— Begin Records provided —

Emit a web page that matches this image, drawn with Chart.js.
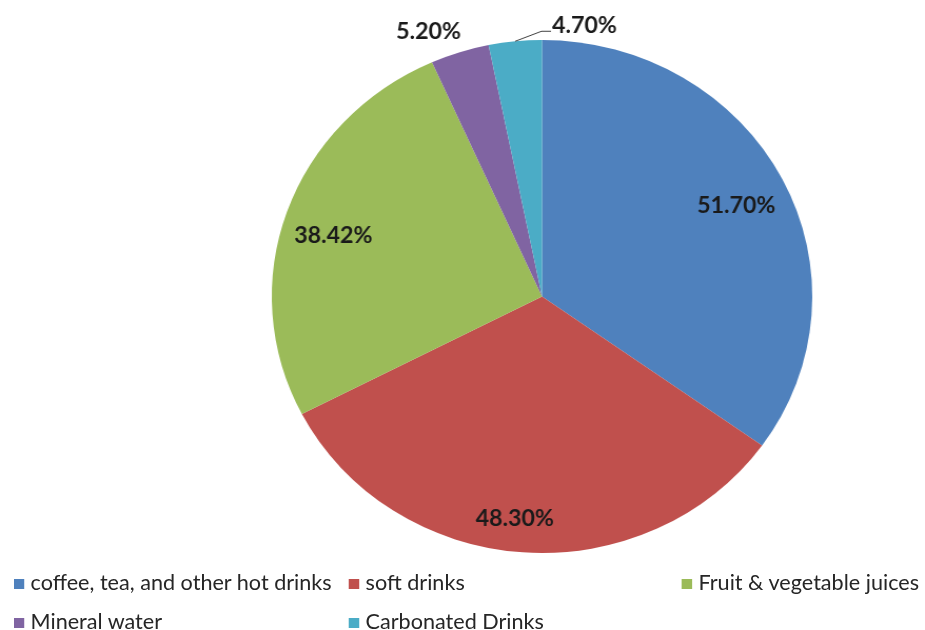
<!DOCTYPE html>
<html>
<head>
<meta charset="utf-8">
<script src="https://cdn.jsdelivr.net/npm/chart.js@4/dist/chart.umd.min.js"></script>
<style>
  html, body { margin: 0; padding: 0; background: #fff; overflow: hidden; }
  #wrap { position: relative; width: 878px; height: 630px; transform: scaleX(1.0535); transform-origin: 0 0; }
  #chartBox { position: absolute; left: 0; top: 0; width: 878px; height: 630px; }
  .leg { position: absolute; font-family: Lato, "Open Sans", sans-serif; font-size: 20.5px; color: #262626; white-space: nowrap; line-height: 22px; }
  .leg i { display: inline-block; width: 10px; height: 10px; margin-right: 6px; vertical-align: 1px; }
</style>
</head>
<body>
<div id="wrap">
  <div id="chartBox"><canvas id="pie"></canvas></div>
  <div id="legend"></div>
</div>
<script>
// Données
const categories = ['coffee, tea, and other hot drinks', 'soft drinks', 'Fruit & vegetable juices', 'Mineral water', 'Carbonated Drinks'];
const values = [51.70, 48.30, 38.42, 5.20, 4.70];
const colors = ['#4F81BD', '#C0504D', '#9BBB59', '#8064A2', '#4BACC6'];

// Étiquettes en pourcentage (pas de plugin datalabels dispo)
const pctLabels = {
  id: 'pctLabels',
  afterDatasetsDraw(chart, args, opts) {
    const ctx = chart.ctx;
    const ds = chart.data.datasets[0];
    ctx.save();
    ctx.font = 'bold 22px Lato, sans-serif';
    ctx.fillStyle = '#1a1a1a';
    ctx.textBaseline = 'middle';
    chart.getDatasetMeta(0).data.forEach((arc, i) => {
      const { x, y, startAngle, endAngle, outerRadius } = arc.getProps(['x', 'y', 'startAngle', 'endAngle', 'outerRadius'], true);
      const mid = (startAngle + endAngle) / 2;
      const p = opts.place[i];
      const txt = ds.data[i].toFixed(2) + '%';
      if (p.leader) {
        const sx = x + Math.cos(mid) * outerRadius, sy = y + Math.sin(mid) * outerRadius;
        const ex = sx + p.leader.dx, ey = sy + p.leader.dy;
        ctx.strokeStyle = '#404040';
        ctx.lineWidth = 1;
        ctx.beginPath();
        ctx.moveTo(sx, sy); ctx.lineTo(ex, ey); ctx.lineTo(ex + p.leader.run, ey);
        ctx.stroke();
        ctx.textAlign = 'left';
        ctx.fillText(txt, ex + p.leader.run + 1, ey - 5);
      } else {
        const r = outerRadius * p.r;
        ctx.textAlign = 'center';
        ctx.fillText(txt, x + Math.cos(mid) * r + (p.dx || 0), y + Math.sin(mid) * r + (p.dy || 0));
      }
    });
    ctx.restore();
  }
};

new Chart(document.getElementById('pie'), {
  type: 'pie',
  data: {
    labels: categories,
    datasets: [{ data: values, backgroundColor: colors, borderWidth: 0 }]
  },
  options: {
    responsive: true,
    maintainAspectRatio: false,
    animation: false,
    layout: { padding: { top: 40, bottom: 77, left: 258, right: 107 } },
    plugins: {
      legend: { display: false },
      tooltip: { enabled: false },
      pctLabels: {
        place: [
          { r: 0.80, dx: 2, dy: 3 },
          { r: 0.87, dx: -10, dy: 0 },
          { r: 0.81, dx: -2, dy: 8 },
          { r: 1.11, dx: -21, dy: 7 },
          { leader: { dx: 25, dy: -10, run: 9 } }
        ]
      }
    }
  },
  plugins: [pctLabels]
});

// Légende façon Excel (grille de colonnes)
const legPos = [[13, 571], [331, 571], [647, 571], [13, 610], [331, 610]];
const legend = document.getElementById('legend');
categories.forEach((c, i) => {
  const d = document.createElement('div');
  d.className = 'leg';
  d.style.left = legPos[i][0] + 'px';
  d.style.top = legPos[i][1] + 'px';
  d.innerHTML = `<i style="background:${colors[i]}"></i>${c.replace('&', '&amp;')}`;
  legend.appendChild(d);
});
</script>
</body>
</html>
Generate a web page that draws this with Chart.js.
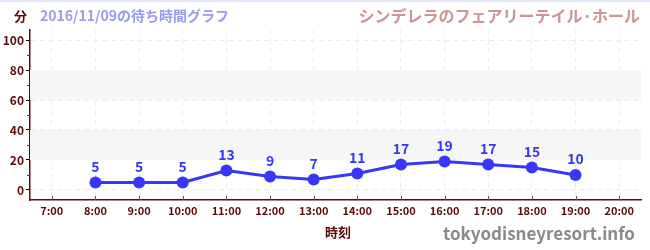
<!DOCTYPE html>
<html>
<head>
<meta charset="utf-8">
<script src="https://cdn.jsdelivr.net/npm/chart.js@4"></script>
<style>
  html, body { margin: 0; padding: 0; background: #fff; }
  #wrap { width: 650px; height: 250px; position: relative; }
</style>
</head>
<body>
<div id="wrap"><canvas id="myChart"></canvas></div>
<script>
const hours = ['7:00', '8:00', '9:00', '10:00', '11:00', '12:00', '13:00', '14:00', '15:00', '16:00', '17:00', '18:00', '19:00', '20:00'];
const waitTimes = [null, 5, 5, 5, 13, 9, 7, 11, 17, 19, 17, 15, 10, null];
const yTicks = [0, 20, 40, 60, 80, 100];
const yMinorTicks = [10, 30, 50, 70, 90];
const bands = [[20, 40], [60, 80]];

const unitLabel = '分';
const subTitle = '2016/11/09の待ち時間グラフ';
const mainTitle = 'シンデレラのフェアリーテイル·ホール';
const xTitle = '時刻';
const credit = 'tokyodisneyresort.info';

const FONT = '"Noto Sans CJK JP", "Noto Sans", sans-serif';
const dark_red = '#5c0a0a';
const line_blue = '#3737f5';

const extras = {
    id: 'extras',
    beforeDatasetsDraw(chart) {
        const ctx = chart.ctx;
        const area = chart.chartArea;
        const y = chart.scales.y;
        ctx.save();
        ctx.fillStyle = '#f6f6f6';
        bands.forEach(b => {
            const top = y.getPixelForValue(b[1]);
            const bot = y.getPixelForValue(b[0]);
            ctx.fillRect(area.left, top, area.right - area.left, bot - top);
        });
        ctx.restore();
    },
    afterDraw(chart) {
        const ctx = chart.ctx;
        const area = chart.chartArea;
        const x = chart.scales.x;
        const y = chart.scales.y;
        ctx.save();
        // top line
        ctx.fillStyle = '#e2e2fa';
        ctx.fillRect(0, 0, 650, 2);
        // minor y ticks
        ctx.strokeStyle = '#d00000';
        ctx.lineWidth = 1;
        yMinorTicks.forEach(v => {
            const py = Math.round(y.getPixelForValue(v)) + 0.5;
            ctx.beginPath();
            ctx.moveTo(area.left - 3, py);
            ctx.lineTo(area.left, py);
            ctx.stroke();
        });
        // x ticks inside axis
        ctx.strokeStyle = '#555';
        hours.forEach((h, i) => {
            const px = Math.round(x.getPixelForValue(i)) + 0.5;
            ctx.beginPath();
            ctx.moveTo(px, area.bottom);
            ctx.lineTo(px, area.bottom - 4);
            ctx.stroke();
        });
        // data labels
        const meta = chart.getDatasetMeta(0);
        ctx.fillStyle = line_blue;
        ctx.font = 'bold 14px ' + FONT;
        ctx.textAlign = 'center';
        ctx.textBaseline = 'middle';
        meta.data.forEach((pt, i) => {
            if (waitTimes[i] == null) return;
            ctx.fillText(String(waitTimes[i]), pt.x, pt.y - 16);
        });
        // titles
        ctx.textAlign = 'left';
        ctx.fillStyle = dark_red;
        ctx.font = 'bold 13px ' + FONT;
        ctx.fillText(unitLabel, 14, 16);
        ctx.fillStyle = '#9a9af0';
        ctx.font = 'bold 14px ' + FONT;
        ctx.fillText(subTitle, 40, 16);
        ctx.textAlign = 'right';
        ctx.fillStyle = '#c99595';
        ctx.font = 'bold 16px ' + FONT;
        ctx.fillText(mainTitle, 640, 16);
        ctx.fillStyle = '#8a8a8a';
        ctx.font = 'bold 17px ' + FONT;
        ctx.fillText(credit, 635, 234);
        ctx.textAlign = 'center';
        ctx.fillStyle = dark_red;
        ctx.font = 'bold 13px ' + FONT;
        ctx.fillText(xTitle, 338, 232);
        ctx.restore();
    }
};

function draw_chart() {
    const ctx = document.getElementById('myChart');
    new Chart(ctx, {
        type: 'line',
        data: {
            labels: hours,
            datasets: [{
                data: waitTimes,
                borderColor: line_blue,
                backgroundColor: line_blue,
                borderWidth: 3,
                pointRadius: 6,
                pointHoverRadius: 6,
                pointBorderWidth: 0,
                tension: 0,
                spanGaps: false
            }]
        },
        options: {
            responsive: true,
            maintainAspectRatio: false,
            animation: false,
            layout: {
                padding: { top: 30, right: 9, left: 0, bottom: 0 }
            },
            plugins: {
                legend: { display: false },
                tooltip: { enabled: false }
            },
            scales: {
                x: {
                    type: 'category',
                    offset: true,
                    afterFit: s => { s.height = 50; },
                    grid: {
                        color: '#ececec',
                        drawTicks: false,
                        offset: false
                    },
                    border: {
                        color: dark_red,
                        width: 1.5,
                        dash: [5, 4]
                    },
                    ticks: {
                        color: dark_red,
                        padding: 4,
                        maxRotation: 0,
                        autoSkip: false,
                        font: { family: FONT, size: 11, weight: 'bold' }
                    }
                },
                y: {
                    min: -6.7,
                    max: 106.7,
                    afterFit: s => { s.width = 30; },
                    afterBuildTicks: s => { s.ticks = yTicks.map(v => ({ value: v })); },
                    grid: {
                        color: '#ececec',
                        tickColor: '#000',
                        tickLength: 4
                    },
                    border: {
                        color: dark_red,
                        width: 1.5,
                        dash: [5, 4]
                    },
                    ticks: {
                        color: dark_red,
                        padding: 2,
                        font: { family: FONT, size: 12, weight: 'bold' }
                    }
                }
            }
        },
        plugins: [extras]
    });
}
draw_chart();
</script>
</body>
</html>
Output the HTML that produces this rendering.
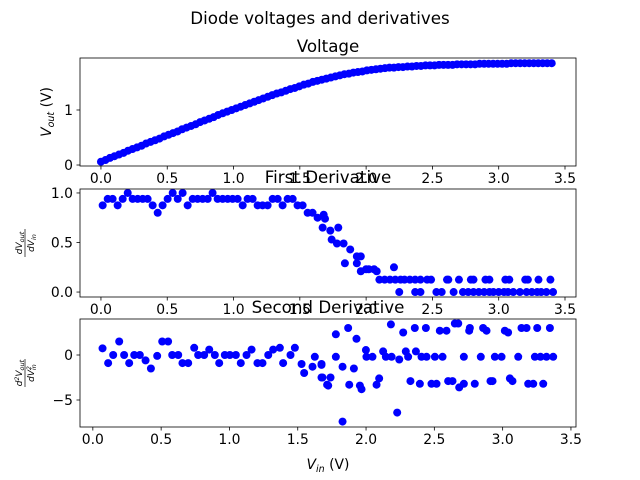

— End Records provided —

What you should do:
Gather every line containing the word "this" and copy it.

The output:
Emit a web page that matches this image, drawn with Chart.js.
Generate a web page that draws this with Chart.js.
Output the HTML that produces this rendering.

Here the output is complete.